The Aquarium, Aquatic Zoo or marine mammal facility represents a commitment to wildlife preservation and public awareness, providing enjoyment and education through profound experience, entertainment and participation. These facilities are inherently complex and must blend the requirements of visitors, operators and captive animals into a facility that can function reliably and economically.

Facilities may be subjectively classed into the following types:

Large sized, modern and technologically advanced aquariums, which maintain and display a variety of fish (local and exotic species), invertebrates, plants, birds, reptiles and marine mammals. Many have large underwater viewing windows and underwater tunnels. Most of these facilities provide an excellent low stress environment for captive animals supported by excellent life support systems, husbandry facilities and professional staff.

Small to medium sized, traditional type aquariums, displaying fish (mostly local and some exotic species), some invertebrates and possibly some plants in glass or acrylic tanks in a simple walk through gallery. These facilities typically operate medium to small displays and have less extensive support systems.

Small aquariums with small glass tanks or open ponds usually without an effective filtration system.

Traditional marine mammal facilities where animals are displayed and used as items of circus entertainment, are losing popularity as visitors become more aware of environmental and ethical issues. These facilities are being transformed or are being replaced with facilities where display animals are maintained in large environments with tactile and interactive components between visitor, staff, animal and environment.

The marine mammal environmental requirements are considerably different from that of fish and their life support and husbandry systems must cater for these differing needs.

Traditional zoological displays are beginning to discover the dramatic display and education possibilities of including visible high quality underwater display components for terrestrial animals which spend significant time in an aquatic environment. Animals such as elephants, hippopotamus, water buffalo, tiger, tapirs to name just a few, have the quality of their environment dramatically improved and demonstrate more active and natural behaviour within this more stimulating environment.

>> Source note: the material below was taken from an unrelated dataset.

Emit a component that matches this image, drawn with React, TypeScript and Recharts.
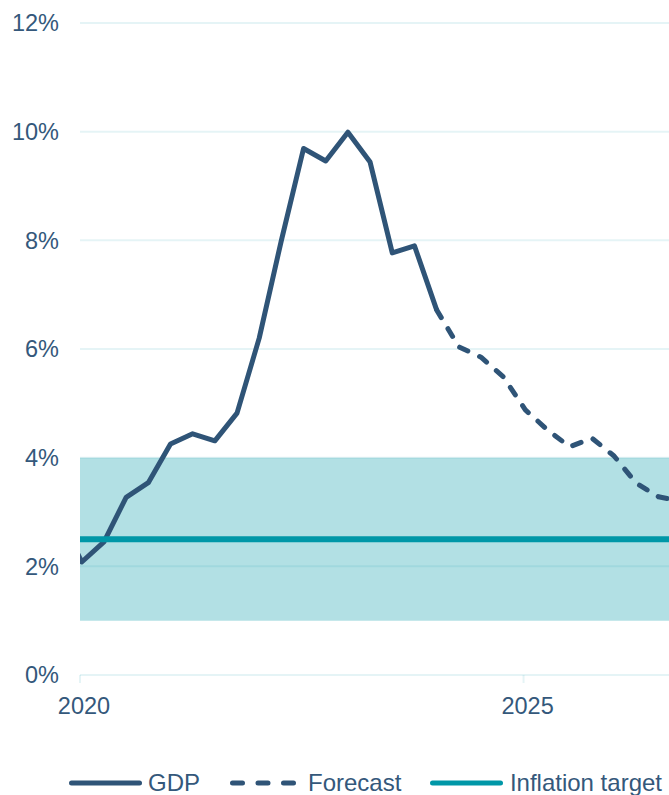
import React from 'react';
import { LineChart, Line, XAxis, YAxis, CartesianGrid, ReferenceArea, Legend } from 'recharts';

// ---- Data ----
const quarterDates = [
  2019.77, 2020.02, 2020.27, 2020.52, 2020.77, 2021.02, 2021.27, 2021.52, 2021.77,
  2022.02, 2022.27, 2022.52, 2022.77, 2023.02, 2023.27, 2023.52, 2023.77, 2024.02,
  2024.27, 2024.52, 2024.77, 2025.02, 2025.27, 2025.52, 2025.77, 2026.02, 2026.27,
  2026.52, 2026.77,
];
const gdpActual: (number | null)[] = [
  2.9, 2.08, 2.45, 3.27, 3.54, 4.25, 4.44, 4.31, 4.82,
  6.2, 8.0, 9.69, 9.46, 9.99, 9.44, 7.77, 7.9, 6.72,
  null, null, null, null, null, null, null, null, null, null, null,
];
const gdpForecast: (number | null)[] = [
  null, null, null, null, null, null, null, null, null,
  null, null, null, null, null, null, null, null, 6.72,
  6.04, 5.85, 5.49, 4.88, 4.51, 4.2, 4.36, 4.03, 3.53, 3.28, 3.2,
];
const inflationTarget = 2.5;
const targetBandLow = 1;
const targetBandHigh = 4;

const xTicks = [2020, 2025];
const xDomain = [2020, 2027];
const yTicks = [0, 2, 4, 6, 8, 10, 12];
const seriesNames = ['GDP', 'Forecast', 'Inflation target'];

const rows = quarterDates.map((d, i) => ({
  date: d,
  gdp: gdpActual[i],
  forecast: gdpForecast[i],
  target: inflationTarget,
}));

// ---- Styles ----
const FONT = '"Liberation Sans", Arial, Helvetica, sans-serif';
const TEXT = '#34587b';
const GDP_COLOR = '#2f5477';
const TEAL = '#0097a7';
const GRID = 'rgba(0,151,167,0.1)';
const FS = 23.5;
const LEGEND_FS = 24;

const renderLegend = () => (
  <div
    style={{
      display: 'flex',
      alignItems: 'center',
      height: 24,
      paddingLeft: 60.5,
      fontSize: LEGEND_FS,
      color: TEXT,
      fontFamily: FONT,
      whiteSpace: 'nowrap',
      lineHeight: '24px',
    }}
  >
    <svg width={73} height={24} style={{ display: 'block' }}>
      <line x1={2.5} y1={12} x2={70.5} y2={12} stroke={GDP_COLOR} strokeWidth={5} strokeLinecap="round" />
    </svg>
    <span style={{ marginLeft: 6.5 }}>{seriesNames[0]}</span>
    <svg width={66} height={24} style={{ display: 'block', marginLeft: 30 }}>
      <line x1={2.5} y1={12} x2={64} y2={12} stroke={GDP_COLOR} strokeWidth={5} strokeLinecap="round" strokeDasharray="10 15.5" />
    </svg>
    <span style={{ marginLeft: 12 }}>{seriesNames[1]}</span>
    <svg width={73} height={24} style={{ display: 'block', marginLeft: 29 }}>
      <line x1={2.5} y1={12} x2={70.5} y2={12} stroke={TEAL} strokeWidth={5} strokeLinecap="round" />
    </svg>
    <span style={{ marginLeft: 6.5 }}>{seriesNames[2]}</span>
  </div>
);

export default function App() {
  return (
    <div
      style={{
        position: 'fixed',
        left: 0,
        top: 0,
        width: 669,
        height: 795,
        overflow: 'hidden',
        background: '#ffffff',
        fontFamily: FONT,
      }}
    >
      <div style={{ position: 'absolute', left: 8, top: 8 }}>
        <LineChart
          width={703}
          height={787}
          data={rows}
          margin={{ top: 15, right: 10, left: 0, bottom: 66 }}
        >
          <ReferenceArea y1={targetBandLow} y2={targetBandHigh} fill={TEAL} fillOpacity={0.3} stroke="none" />
          <CartesianGrid vertical={false} stroke={GRID} strokeWidth={2} />
          <XAxis
            dataKey="date"
            type="number"
            domain={xDomain}
            ticks={xTicks}
            allowDataOverflow
            axisLine={false}
            tickLine={{ stroke: GRID, strokeWidth: 2 }}
            tickSize={8}
            tickMargin={14}
            tick={{ fill: TEXT, fontSize: FS, fontFamily: FONT, dx: 4 }}
            height={30}
          />
          <YAxis
            type="number"
            domain={[0, 12]}
            ticks={yTicks}
            allowDataOverflow
            axisLine={false}
            tickLine={false}
            tickSize={6}
            tickMargin={15}
            width={72}
            tickFormatter={(v: number) => `${v}%`}
            tick={{ fill: TEXT, fontSize: FS, fontFamily: FONT }}
          />
          <Line
            type="linear"
            dataKey="gdp"
            stroke={GDP_COLOR}
            strokeWidth={5}
            strokeLinejoin="round"
            dot={false}
            activeDot={false}
            connectNulls={false}
            isAnimationActive={false}
          />
          <Line
            type="linear"
            dataKey="forecast"
            stroke={GDP_COLOR}
            strokeWidth={5}
            strokeDasharray="9 13"
            strokeLinecap="round"
            strokeLinejoin="round"
            dot={false}
            activeDot={false}
            connectNulls={false}
            isAnimationActive={false}
          />
          <Line
            type="linear"
            dataKey="target"
            stroke={TEAL}
            strokeWidth={6}
            dot={false}
            activeDot={false}
            isAnimationActive={false}
          />
          <Legend
            content={renderLegend}
            wrapperStyle={{ left: 0, width: 703, top: 763, bottom: 'auto', height: 24 }}
          />
        </LineChart>
      </div>
    </div>
  );
}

Recent developments have included large scale walk through habitats creating an experience that immerses the visitor in the environment to experience displays in the most dramatic and natural way.

Emphasis on ecological preservation and conservation through education and experience has also become a dominant feature. Technology has been exploited through interactive exhibitory and environment replication both within the exhibits, public areas and support facilities.

With these developments and the desire to provide increasingly natural and sophisticated exhibits, capital costs have risen dramatically. There must be a balance between what can be done and what is achievable within a sensible budget. Initial research including visitation projections, disposable income of the potential visitors, demographics, operating costs, staffing costs and supplementary income streams, together with expectation of a reasonable return on investment and, not least, the aspirations of the developer will determine the form that the proposed facility takes.